You won’t find ads here, and I don’t write reviews for products that I receive for free.  I don’t have problems with others doing that on their blogs.  I just don’t think it’s interesting and the ads clutter up the blog.  If I thought I could make more than $1.50 a month at it I might be persuaded to change my mind, but at this point, the idea of writing about something that isn’t exactly what I want to write about is not appealing.  I tried writing for an online mom’s magazine for a very brief time (they folded when the founder discovered she had to spend her time fighting cancer rather than writing and editing an online magazine), and the experience left me uninterested in doing anything like that again.  I didn’t like writing on deadline, I didn’t like following someone else’s rules, and I didn’t like having to come up with ideas that followed someone else’s theme.  And this was a very laid back, easy going magazine.  So yeah, not interested.  I want to read what I want to read, and write what I want to write, and if it bores the crap out of you to read about the book I just read or the restaurant I just tried or the recipe I made for dinner two nights ago, then just skip that day’s post.  It’s OK with me.  We all do it.  I usually skip the product reviews on my friend’s blogs.  That doesn’t keep me from going back and reading about their lives.

Most of all, welcome.  I cannot really describe what blogging has meant to me.  It’s meant a lot.  I’m not sure how long I’ll keep it  up, but for awhile more at least, I think.

9 Comments

  • Pamela Smith

    I like your blog a lot. You are a very honest and kind person, I can tell.

    Very creative too!

    Found you by our shared love of Lick the Tins!

    Cheers!

    Pam

  • Tobia | craftaliciousme

    Thankmyou for that introduction Julie. So many things I didnt know since I am not around sind 2004. So this was great. I like that you are doing this for fun and not for moeny. I am the same way. I have next to zero interest in getting money from my blog. It is my outlet and I write what I want.

  • Melissa Delzio

    Hi Julie,
    I am a designer in Portland and founder of the Portland Design History project. I am doing some research about your dad and his work on the Willamette Bridge and Portland Scribe.

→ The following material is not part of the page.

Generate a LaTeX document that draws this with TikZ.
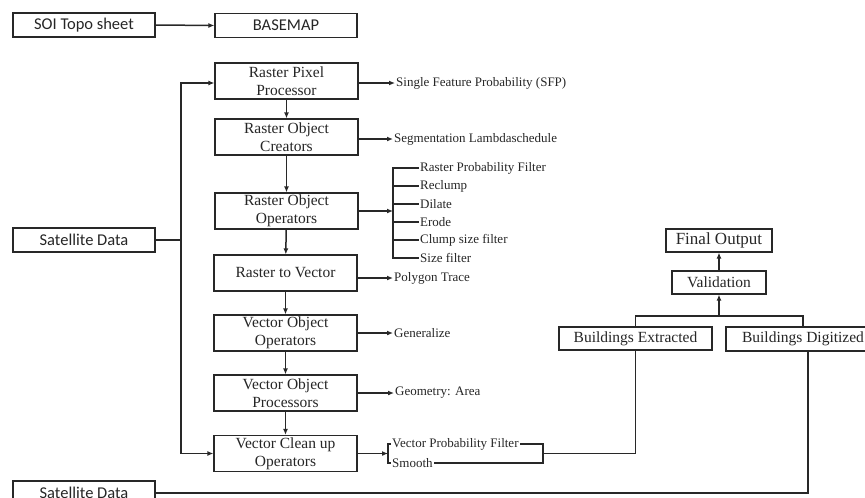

    I was wondering if I could ask you some questions! My email is melissa@meldel.com
    Thank you!

  • LeeAnna

    Your comment about Milo’s passing was so thoughtful, and like something I would have written. I came to your blog and found comfort reading your posts about Mulder. Milo loved beans as much as Mulder loved cukes.
    I feel you’re my blogging sister and hope I remember where to find you so I can just come read, and read, relating to so much.
    Intrigued with that age old decision about when it’s time to love again. I watched a lab die of cancer and grieved. I watched the standard poodle we got later then die of cancer at 12-ish and grieved. A year later we brought Milo home and he was tnt in a small baby package! He changed our lives, brought joy back to our home, and became my protector from loneliness until he too died of cancer aged 7.
    I will be back to read your words, I love your words, thank you LeeAnna at notafraidofcolor lapaylor at gmail dot com

    • J

      Thank you so much for coming by and reading about my boy Mulder. I miss him every day. I’ve had 3 dogs in my life, Samantha, Genevieve, and Mulder. Samantha was a lab mix, and she had cancer when she was 15, but it was localized in her tail, and they removed her tail, so she didn’t die from cancer. Genevieve was a Keeshond Sheltie mix, and she lived to 13, and I would say died of old age. Mulder, as you know, was barely middle aged. Something about losing him so early made it harder. SIGH.